• WHAT YOU WILL DO
How many lines of these entries hold the string "Write"? Reply with the number alone.

• Code that draws figures
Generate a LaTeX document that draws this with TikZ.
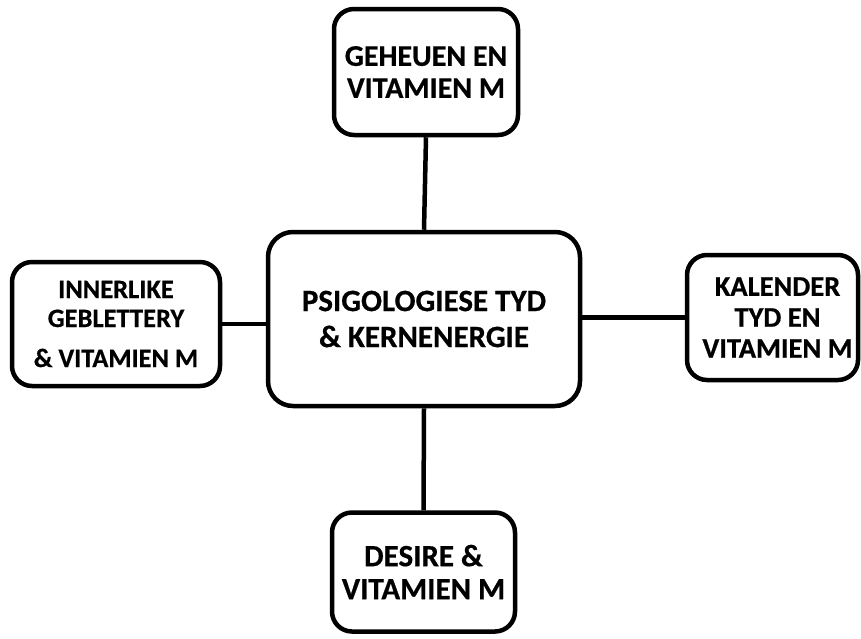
\documentclass[tikz,border=0pt]{standalone}
\usepackage{fontspec}
\setmainfont{Carlito}[BoldFeatures={FakeBold=0.6}]
\begin{document}
\begin{tikzpicture}[x=1pt,y=-1pt,
  box/.style={draw=black, line width=4.5pt, rounded corners=20pt, fill=white,
    align=center, font=\bfseries\fontsize{30}{33}\selectfont, inner sep=0pt},
  link/.style={line width=4.5pt}]
\useasboundingbox (0,0) rectangle (861,638);
\node[box, minimum width=312pt, minimum height=174pt, rounded corners=25pt,
  font=\bfseries\fontsize{31}{36}\selectfont] (c) at (424,319) {PSIGOLOGIESE TYD\\\& KERNENERGIE};
\node[box, minimum width=184pt, minimum height=126pt,
  font=\bfseries\fontsize{30}{32}\selectfont] (t) at (426,72) {GEHEUEN EN\\VITAMIEN M};
\node[box, minimum width=208pt, minimum height=124pt,
  font=\bfseries\fontsize{26.5}{29}\selectfont] (l) at (116,324) {INNERLIKE\\GEBLETTERY\\[11pt]\& VITAMIEN M};
\node[box, minimum width=171pt, minimum height=125pt,
  font=\bfseries\fontsize{28.5}{31}\selectfont] (r) at (772.5,317.5) {\hspace*{10pt}KALENDER\\\hspace*{10pt}TYD EN\\\hspace*{10pt}VITAMIEN M};
\node[box, minimum width=183pt, minimum height=119pt,
  font=\bfseries\fontsize{31}{33}\selectfont] (b) at (423.5,572) {DESIRE \&\\VITAMIEN M};
\draw[link] (t.south) -- (c.north);
\draw[link] (b.north) -- (c.south);
\draw[link] (l.east) -- (l.east -| c.west);
\draw[link] (r.west) -- (r.west -| c.east);
\end{tikzpicture}
\end{document}
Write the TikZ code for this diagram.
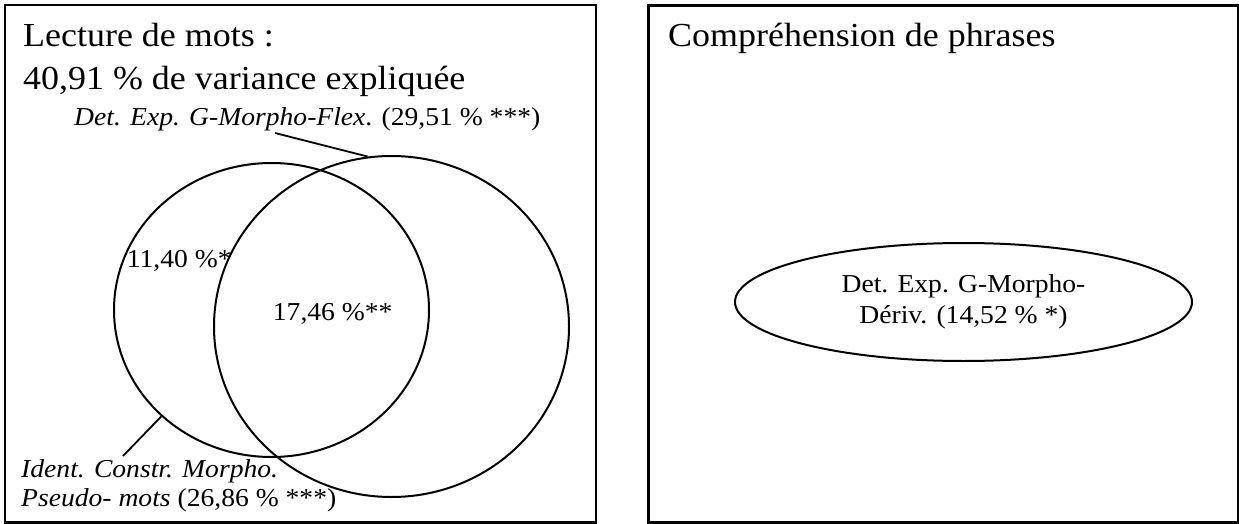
\documentclass[tikz,border=0pt]{standalone}
\usepackage{fontspec}
\setmainfont{Liberation Serif}[FakeStretch=1.07]
\usetikzlibrary{shapes.geometric}
\begin{document}
\begin{tikzpicture}[x=1pt,y=-1pt,
  frame/.style={draw, line width=2.2pt},
  venn/.style={draw, ellipse, line width=2pt, inner sep=0pt},
  big/.style={inner sep=0pt, anchor=base west, font=\fontsize{33.6}{40}\selectfont},
  small/.style={inner sep=0pt, anchor=base west, font=\fontsize{25.8}{31}\selectfont},
  leader/.style={line width=1.8pt}]
\useasboundingbox (0,0) rectangle (1239,524);
% frames
\draw[frame] (5,5) rectangle (596,522.5);
\draw[frame] (648.5,5.5) rectangle (1238,522.5);
% Venn ellipses
\node[venn, minimum width=315pt, minimum height=294pt] (ident) at (271.5,310) {};
\node[venn, minimum width=355pt, minimum height=341pt] (flex) at (391.5,326.5) {};
% left panel texts
\node[big] (t1a) at (23,47) {Lecture de mots :};
\node[big] (t1b) at (23,90) {40,91 \% de variance expliquée};
\node[small] (flexlab) at (74,125) {\textit{Det. Exp. G-Morpho-Flex}. (29,51 \% ***)};
\node[small] (onlyident) at (126.7,267) {11,40 \%*};
\node[small] (common) at (272.7,320.7) {17,46 \%**};
\node[small] (identa) at (21,477.5) {\textit{Ident. Constr. Morpho.}};
\node[small] (identb) at (21,506) {\textit{Pseudo- mots} (26,86 \% ***)};
% leaders
\coordinate (flexfoot) at (275,133);
\draw[leader] (flexfoot) -- (flex.98.2);
\coordinate (identfoot) at (123,456);
\draw[leader] (identfoot) -- (ident.224.6);
% right panel
\node[big] (t2) at (668,47) {Compréhension de phrases};
\node[venn, minimum width=457pt, minimum height=118pt, align=center,
      font=\fontsize{25.8}{31}\selectfont] (deriv) at (963.5,302)
      {Det. Exp. G-Morpho-\\Dériv. (14,52 \% *)};
\end{tikzpicture}
\end{document}
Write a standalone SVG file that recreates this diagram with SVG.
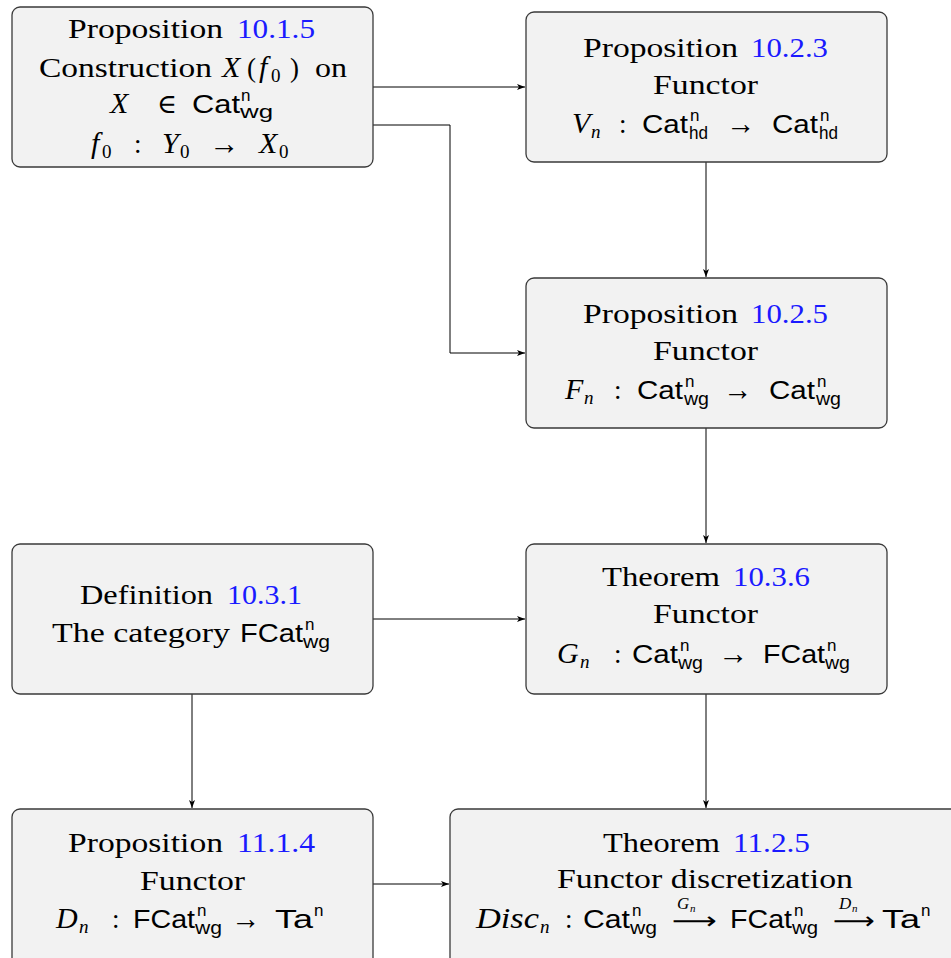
<svg xmlns="http://www.w3.org/2000/svg" width="951" height="958" viewBox="0 0 951 958">
<style>
.box{fill:#f2f2f2;stroke:#3a3a3a;stroke-width:1.3}
.rm{font-family:"Liberation Serif","DejaVu Serif",serif;font-size:27px;fill:#000}
.it{font-family:"Liberation Serif","DejaVu Serif",serif;font-size:30px;font-style:italic;fill:#000}
.ss{font-family:"Liberation Sans","DejaVu Sans",sans-serif;font-size:26px;fill:#000}
.sub{font-family:"Liberation Sans","DejaVu Sans",sans-serif;font-size:18px;fill:#000}
.sup{font-family:"Liberation Sans","DejaVu Sans",sans-serif;font-size:17px;fill:#000}
.isub{font-family:"Liberation Serif",serif;font-size:19px;font-style:italic;fill:#000}
.nsub{font-family:"Liberation Serif",serif;font-size:19px;fill:#000}
.arr{font-family:"Liberation Serif",serif;font-size:32px;fill:#000}
.lab{font-family:"Liberation Serif",serif;font-size:17px;font-style:italic;fill:#000}
.labs{font-family:"Liberation Serif",serif;font-size:11px;font-style:italic;fill:#000}
.lar{font-family:"DejaVu Sans",sans-serif;font-size:24px;fill:#000}
.ref{fill:#1a1aff}
.edge{fill:none;stroke:#000;stroke-width:1}
</style>
<defs>
<marker id="ah" markerUnits="userSpaceOnUse" markerWidth="10" markerHeight="8" refX="8" refY="3" orient="auto">
<path d="M0,0 L8,3 L0,6 L2,3 z" fill="#000"/>
</marker>
</defs>

<g id="connectors">
<path class="edge" d="M373 87 H525" marker-end="url(#ah)"/>
<path class="edge" d="M373 125 H450 V353 H525" marker-end="url(#ah)"/>
<path class="edge" d="M706 162 V277" marker-end="url(#ah)"/>
<path class="edge" d="M706 428 V543" marker-end="url(#ah)"/>
<path class="edge" d="M373 619 H525" marker-end="url(#ah)"/>
<path class="edge" d="M192 694 V808" marker-end="url(#ah)"/>
<path class="edge" d="M706 694 V808" marker-end="url(#ah)"/>
<path class="edge" d="M373 884 H449" marker-end="url(#ah)"/>
</g>

<g id="n1">
<rect class="box" x="12" y="7" width="361" height="160" rx="8"/>
<text class="rm" x="68" y="38" textLength="155" lengthAdjust="spacingAndGlyphs">Proposition</text>
<text class="rm ref" x="237" y="38" textLength="78" lengthAdjust="spacingAndGlyphs">10.1.5</text>
<text class="rm" x="39" y="77" textLength="173" lengthAdjust="spacingAndGlyphs">Construction</text>
<text class="it" x="222" y="77">X</text>
<text class="rm" x="247" y="77">(</text>
<text class="it" x="259" y="77">f</text>
<text class="nsub" x="271" y="82">0</text>
<text class="rm" x="290" y="77">)</text>
<text class="rm" x="315" y="77" textLength="32" lengthAdjust="spacingAndGlyphs">on</text>
<text class="it" x="110" y="113">X</text>
<text class="rm" x="157" y="113">∈</text>
<text class="ss" x="192" y="113" textLength="48" lengthAdjust="spacingAndGlyphs">Cat</text>
<text class="sup" x="241" y="101">n</text>
<text class="sub" x="240" y="118" textLength="33" lengthAdjust="spacingAndGlyphs">wg</text>
<text class="it" x="91" y="153">f</text>
<text class="nsub" x="102" y="158">0</text>
<text class="rm" x="134" y="153">:</text>
<text class="it" x="162" y="153">Y</text>
<text class="nsub" x="180" y="158">0</text>
<text class="arr" x="209" y="154" textLength="30" lengthAdjust="spacingAndGlyphs">→</text>
<text class="it" x="259" y="153">X</text>
<text class="nsub" x="279" y="158">0</text>
</g>

<g id="n2">
<rect class="box" x="526" y="12" width="361" height="150" rx="8"/>
<text class="rm" x="583" y="57" textLength="155" lengthAdjust="spacingAndGlyphs">Proposition</text>
<text class="rm ref" x="751" y="57" textLength="77" lengthAdjust="spacingAndGlyphs">10.2.3</text>
<text class="rm" x="653" y="94" textLength="105" lengthAdjust="spacingAndGlyphs">Functor</text>
<text class="it" x="572" y="133">V</text>
<text class="isub" x="591" y="138">n</text>
<text class="rm" x="619" y="133">:</text>
<text class="ss" x="642" y="133" textLength="46" lengthAdjust="spacingAndGlyphs">Cat</text>
<text class="sup" x="690" y="121">n</text>
<text class="sub" x="689" y="139" textLength="19" lengthAdjust="spacingAndGlyphs">hd</text>
<text class="arr" x="726" y="134" textLength="29" lengthAdjust="spacingAndGlyphs">→</text>
<text class="ss" x="772" y="133" textLength="46" lengthAdjust="spacingAndGlyphs">Cat</text>
<text class="sup" x="820" y="121">n</text>
<text class="sub" x="819" y="139" textLength="19" lengthAdjust="spacingAndGlyphs">hd</text>
</g>

<g id="n3">
<rect class="box" x="526" y="278" width="361" height="150" rx="8"/>
<text class="rm" x="583" y="323" textLength="155" lengthAdjust="spacingAndGlyphs">Proposition</text>
<text class="rm ref" x="751" y="323" textLength="77" lengthAdjust="spacingAndGlyphs">10.2.5</text>
<text class="rm" x="653" y="360" textLength="105" lengthAdjust="spacingAndGlyphs">Functor</text>
<text class="it" x="565" y="399">F</text>
<text class="isub" x="584" y="404">n</text>
<text class="rm" x="614" y="399">:</text>
<text class="ss" x="637" y="399" textLength="46" lengthAdjust="spacingAndGlyphs">Cat</text>
<text class="sup" x="685" y="387">n</text>
<text class="sub" x="684" y="405" textLength="25" lengthAdjust="spacingAndGlyphs">wg</text>
<text class="arr" x="723" y="400" textLength="29" lengthAdjust="spacingAndGlyphs">→</text>
<text class="ss" x="769" y="399" textLength="46" lengthAdjust="spacingAndGlyphs">Cat</text>
<text class="sup" x="817" y="387">n</text>
<text class="sub" x="816" y="405" textLength="25" lengthAdjust="spacingAndGlyphs">wg</text>
</g>

<g id="n4">
<rect class="box" x="12" y="544" width="361" height="150" rx="8"/>
<text class="rm" x="80" y="604" textLength="133" lengthAdjust="spacingAndGlyphs">Definition</text>
<text class="rm ref" x="227" y="604" textLength="75" lengthAdjust="spacingAndGlyphs">10.3.1</text>
<text class="rm" x="52" y="642" textLength="178" lengthAdjust="spacingAndGlyphs">The category</text>
<text class="ss" x="240" y="642" textLength="63" lengthAdjust="spacingAndGlyphs">FCat</text>
<text class="sup" x="305" y="630">n</text>
<text class="sub" x="303" y="648" textLength="27" lengthAdjust="spacingAndGlyphs">wg</text>
</g>

<g id="n5">
<rect class="box" x="526" y="544" width="361" height="150" rx="8"/>
<text class="rm" x="602" y="586" textLength="118" lengthAdjust="spacingAndGlyphs">Theorem</text>
<text class="rm ref" x="733" y="586" textLength="77" lengthAdjust="spacingAndGlyphs">10.3.6</text>
<text class="rm" x="653" y="623" textLength="105" lengthAdjust="spacingAndGlyphs">Functor</text>
<text class="it" x="557" y="663">G</text>
<text class="isub" x="580" y="668">n</text>
<text class="rm" x="614" y="663">:</text>
<text class="ss" x="632" y="663" textLength="46" lengthAdjust="spacingAndGlyphs">Cat</text>
<text class="sup" x="680" y="651">n</text>
<text class="sub" x="678" y="669" textLength="25" lengthAdjust="spacingAndGlyphs">wg</text>
<text class="arr" x="718" y="664" textLength="30" lengthAdjust="spacingAndGlyphs">→</text>
<text class="ss" x="763" y="663" textLength="62" lengthAdjust="spacingAndGlyphs">FCat</text>
<text class="sup" x="827" y="651">n</text>
<text class="sub" x="825" y="669" textLength="25" lengthAdjust="spacingAndGlyphs">wg</text>
</g>

<g id="n6">
<rect class="box" x="12" y="809" width="361" height="160" rx="8"/>
<text class="rm" x="68" y="852" textLength="155" lengthAdjust="spacingAndGlyphs">Proposition</text>
<text class="rm ref" x="237" y="852" textLength="78" lengthAdjust="spacingAndGlyphs">11.1.4</text>
<text class="rm" x="140" y="890" textLength="105" lengthAdjust="spacingAndGlyphs">Functor</text>
<text class="it" x="56" y="928">D</text>
<text class="isub" x="79" y="933">n</text>
<text class="rm" x="112" y="928">:</text>
<text class="ss" x="133" y="928" textLength="62" lengthAdjust="spacingAndGlyphs">FCat</text>
<text class="sup" x="197" y="916">n</text>
<text class="sub" x="195" y="934" textLength="27" lengthAdjust="spacingAndGlyphs">wg</text>
<text class="arr" x="231" y="929" textLength="29" lengthAdjust="spacingAndGlyphs">→</text>
<text class="ss" x="275" y="928" textLength="38" lengthAdjust="spacingAndGlyphs">Ta</text>
<text class="sup" x="314" y="916">n</text>
</g>

<g id="n7">
<rect class="box" x="450" y="809" width="520" height="160" rx="8"/>
<text class="rm" x="603" y="852" textLength="117" lengthAdjust="spacingAndGlyphs">Theorem</text>
<text class="rm ref" x="733" y="852" textLength="77" lengthAdjust="spacingAndGlyphs">11.2.5</text>
<text class="rm" x="557" y="888" textLength="296" lengthAdjust="spacingAndGlyphs">Functor discretization</text>
<text class="it" x="476" y="928" textLength="63" lengthAdjust="spacingAndGlyphs">Disc</text>
<text class="isub" x="540" y="933">n</text>
<text class="rm" x="565" y="928">:</text>
<text class="ss" x="583" y="928" textLength="47" lengthAdjust="spacingAndGlyphs">Cat</text>
<text class="sup" x="632" y="916">n</text>
<text class="sub" x="630" y="934" textLength="27" lengthAdjust="spacingAndGlyphs">wg</text>
<text class="lar" x="672" y="929" textLength="45" lengthAdjust="spacingAndGlyphs">⟶</text>
<text class="lab" x="677" y="909">G</text>
<text class="labs" x="690" y="912">n</text>
<text class="ss" x="730" y="928" textLength="62" lengthAdjust="spacingAndGlyphs">FCat</text>
<text class="sup" x="794" y="916">n</text>
<text class="sub" x="792" y="934" textLength="26" lengthAdjust="spacingAndGlyphs">wg</text>
<text class="lar" x="833" y="929" textLength="42" lengthAdjust="spacingAndGlyphs">⟶</text>
<text class="lab" x="839" y="909">D</text>
<text class="labs" x="852" y="912">n</text>
<text class="ss" x="882" y="928" textLength="38" lengthAdjust="spacingAndGlyphs">Ta</text>
<text class="sup" x="921" y="916">n</text>
</g>
</svg>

• SOLUTION FOR THIS PROBLEM
2